Darn it, dude, you're too sharp on this stuff. Of course you're right; Gordon should have been penalized by NASCAR at Daytona....but NASCAR doesn't like to penalize race winners generally (well, except like Ricky Rudd at Sonoma and Regan Smith at Talladega)....Yes, the issue is really about NASCAR's response -- I still rememember the Dale Jr. pass below the yellow line at Talladega and NASCAR's infamous no-call.
now i haven't given much thought to passes in the grass, but that 1979 deal between donnie and cale comes to mind (though it's a roundabout deal), and i seem to remember a few zany passes on the backstretch at talladega where the dirt got kicked up.....
and ryan was pointing out that it's not really 'grass' that is the deal anymore, because just about everyone down there is paved.

darn mike why did abc screw the fans again

mike will you try and found out why abc screwed the fans going in too the chase no over the air tv cable only millons of fans getting scerwed over who dont have cable cause

ratings were too low, I would

ratings were too low, I would venture to say. and abc, IMHO, has never been all that NASCAR-friendly.

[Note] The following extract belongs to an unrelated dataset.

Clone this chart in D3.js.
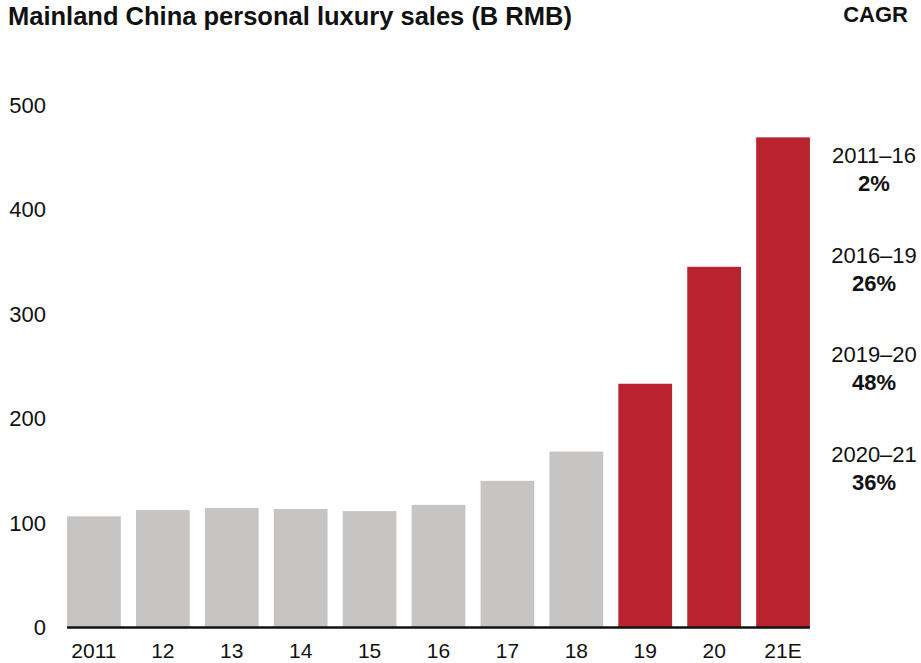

Now ESPN may pick up the ball; they've got a lot of clout (Monday Night Football, for example), and can exert a lot of punch. but last season tv simply didnt seem to have its act together. even fox was getting socked in the ratings. Hence, the changes we're anticipating this season. changes long overdue in my opinion.
but my question is, given the need to pump up the sport and its ratings and its fans, why are nascar executives dumping on the media -- is the media the reason for nascar's problems? blame the messenger seems to be part of the message nascar has been delivering to its teams and team owners over the past several weeks -- no critical comments will be allowed. ask jimmy spencer.

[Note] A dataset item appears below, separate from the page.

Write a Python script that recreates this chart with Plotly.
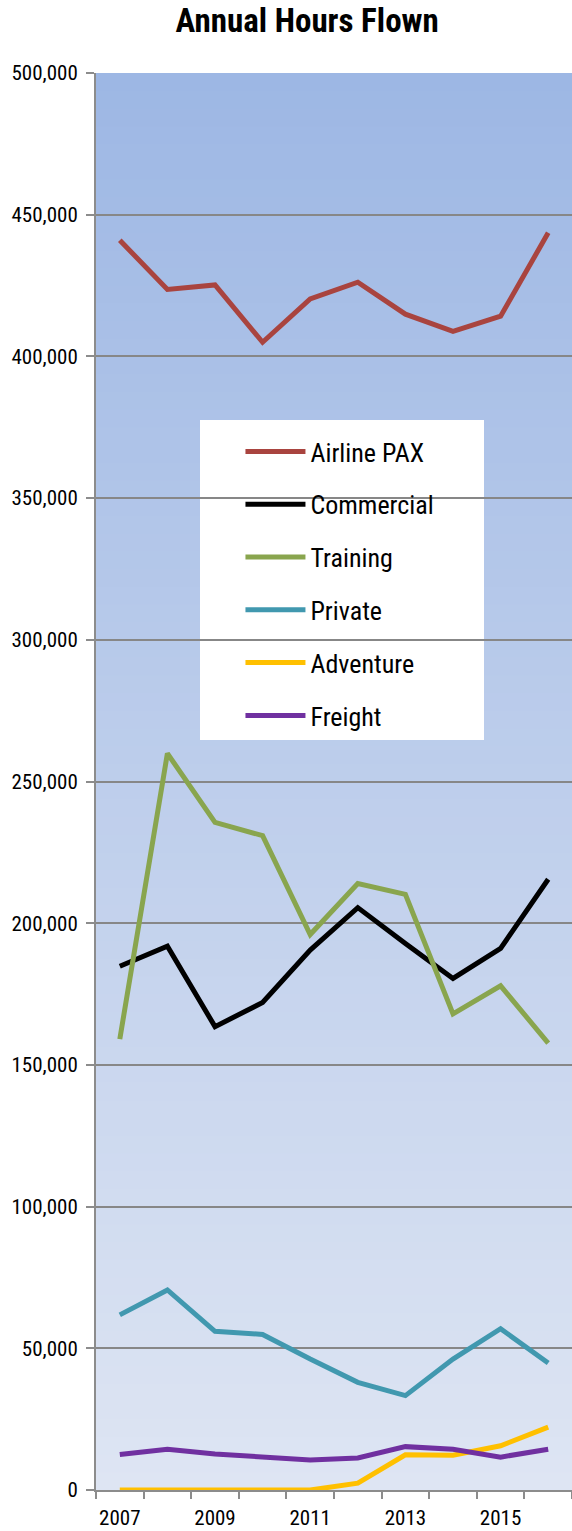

NASCAR needs more network exposure

What a stupid decision moving nine of ten Chase races from ABC to ESPN. It seems like ESPN is trying to take over the cable television world... the BCS, the X Games, the WNBA, the entire NBA Eastern Conference Finals, the Open Championship...and now this. Yes, ESPN has gotten big ratings from many big sporting events, but even in the era of the increase of cable television, it's still more important for a big sports series to air events on network rather than cable. ABC, with Wide World of Sports and Jim McKay, used to be the mecca of sports television. Now, it isn't airing sports on many weekends. Could it be the integration of ESPN into ABC Sports? Is it the decline of network television ratings? Whatever it is, the networks need sports to survive. CBS and NBC generally air sports on virtually every weekend. PLEASE, ABC, do the same so that your affiliates don't get discouraged with the decline of network television sports. And PLEASE, NASCAR, move the Chase back to ABC immediately, because more network television equals more advertisers.

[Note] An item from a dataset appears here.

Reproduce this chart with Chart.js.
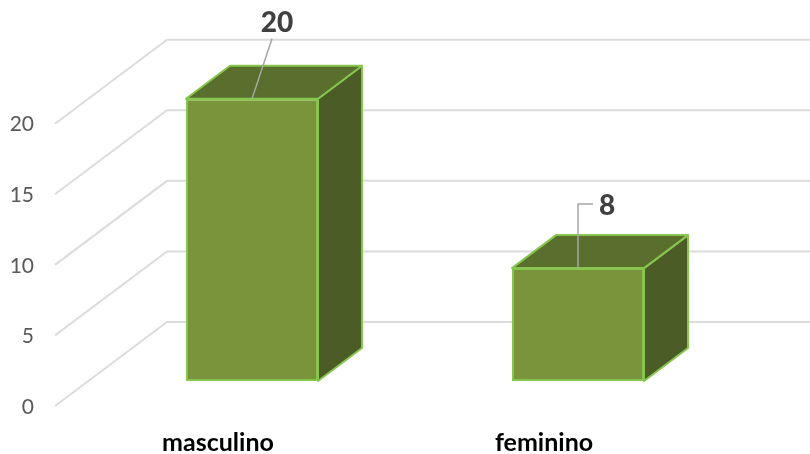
<!DOCTYPE html>
<html><head><meta charset="utf-8">
<style>html,body{margin:0;padding:0;background:#fff}#w{width:810px;height:454px;position:relative}</style>
<script src="https://cdn.jsdelivr.net/npm/chart.js@4"></script></head>
<body><div id="w"><canvas id="c" width="810" height="454"></canvas></div>
<script>
const categories = ["masculino", "feminino"];
const values = [20, 8];
const yTicks = [0, 5, 10, 15, 20];

const FONT = "Lato, Carlito, 'Open Sans', sans-serif";
const wall = {dx: 112, dy: -84};
const plane = {dx: 34, dy: -25};
const depth = {dx: 44, dy: -33};
const leaders = [
  {pts: [[0, 0], [20, -60]], lx: 25, ly: -76},
  {pts: [[0, 0], [0, -64], [15, -64]], lx: 29, ly: -62}
];

const bar3d = {
  id: 'bar3d',
  beforeDatasetsDraw(chart) {
    const {ctx, scales: {y}} = chart;
    ctx.save();
    ctx.strokeStyle = '#dcdcdc';
    ctx.lineWidth = 2;
    yTicks.forEach(v => {
      const p = y.getPixelForValue(v);
      ctx.beginPath();
      ctx.moveTo(chart.chartArea.left, p);
      ctx.lineTo(chart.chartArea.left + wall.dx, p + wall.dy);
      ctx.lineTo(chart.width, p + wall.dy);
      ctx.stroke();
    });
    ctx.restore();
    ctx.save();
    ctx.translate(plane.dx, plane.dy);
    ctx.lineJoin = 'round';
    chart.getDatasetMeta(0).data.forEach(b => {
      const l = b.x - b.width / 2, r = b.x + b.width / 2, t = b.y, bot = b.base;
      ctx.strokeStyle = '#86c64e';
      ctx.lineWidth = 2;
      ctx.fillStyle = '#4c5c26';
      ctx.beginPath();
      ctx.moveTo(r, t); ctx.lineTo(r + depth.dx, t + depth.dy);
      ctx.lineTo(r + depth.dx, bot + depth.dy); ctx.lineTo(r, bot);
      ctx.closePath(); ctx.fill(); ctx.stroke();
      ctx.fillStyle = '#5a6e2d';
      ctx.beginPath();
      ctx.moveTo(l, t); ctx.lineTo(l + depth.dx, t + depth.dy);
      ctx.lineTo(r + depth.dx, t + depth.dy); ctx.lineTo(r, t);
      ctx.closePath(); ctx.fill(); ctx.stroke();
    });
  },
  afterDatasetsDraw(chart) {
    const {ctx} = chart;
    chart.getDatasetMeta(0).data.forEach((b, i) => {
      const ld = leaders[i];
      ctx.strokeStyle = '#a6a6a6';
      ctx.lineWidth = 1.5;
      ctx.beginPath();
      ld.pts.forEach((q, k) => {
        if (k) ctx.lineTo(b.x + q[0], b.y + q[1]); else ctx.moveTo(b.x + q[0], b.y + q[1]);
      });
      ctx.stroke();
      ctx.fillStyle = '#404040';
      ctx.font = '900 28px ' + FONT;
      ctx.textAlign = 'center';
      ctx.textBaseline = 'middle';
      ctx.fillText(String(values[i]), b.x + ld.lx, b.y + ld.ly);
    });
    ctx.restore();
  }
};

new Chart(document.getElementById('c'), {
  type: 'bar',
  data: {
    labels: categories,
    datasets: [{
      data: values,
      backgroundColor: '#7a943c',
      borderColor: '#86c64e',
      borderWidth: 2,
      borderSkipped: false,
      barPercentage: 0.81,
      categoryPercentage: 0.5
    }]
  },
  plugins: [bar3d],
  options: {
    responsive: false,
    animation: false,
    devicePixelRatio: 1,
    layout: {padding: {top: 39, right: 103, left: 0, bottom: 0}},
    plugins: {legend: {display: false}, tooltip: {enabled: false}},
    datasets: {bar: {clip: false}},
    scales: {
      x: {
        afterFit(s) { s.height = 48; },
        grid: {display: false, drawTicks: false},
        border: {display: false},
        ticks: {color: '#000', font: {family: FONT, size: 25, weight: 'bold'}, padding: 22, maxRotation: 0}
      },
      y: {
        min: 0, max: 26,
        afterFit(s) { s.width = 55; },
        afterBuildTicks(s) { s.ticks = yTicks.map(v => ({value: v})); },
        grid: {display: false, drawTicks: false},
        border: {display: false},
        ticks: {color: '#595959', font: {family: FONT, size: 21}, padding: 21, labelOffset: 1}
      }
    }
  }
});
</script></body></html>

I think Nascar hit it's peak

I think Nascar hit it's peak a few years back in popularity and with the decline in the economy which isn't helping any sport, I think it is going to take several years before we see Nascar getting back to were it was. I would agree one of the most frustrating part of race day is trying to figure out which channel it is on, they need to setup a couple 800 numbers so that fans can call in and hear an automated messages telling them what channel and network the race will be on. I think if they just had their own network they would be much better off. I love the fact that Jimmie has won 5 times in a row but, in retrospect some of the "on the brink" fans don't like seeing the same person win all the time and they lose interest and stop watching.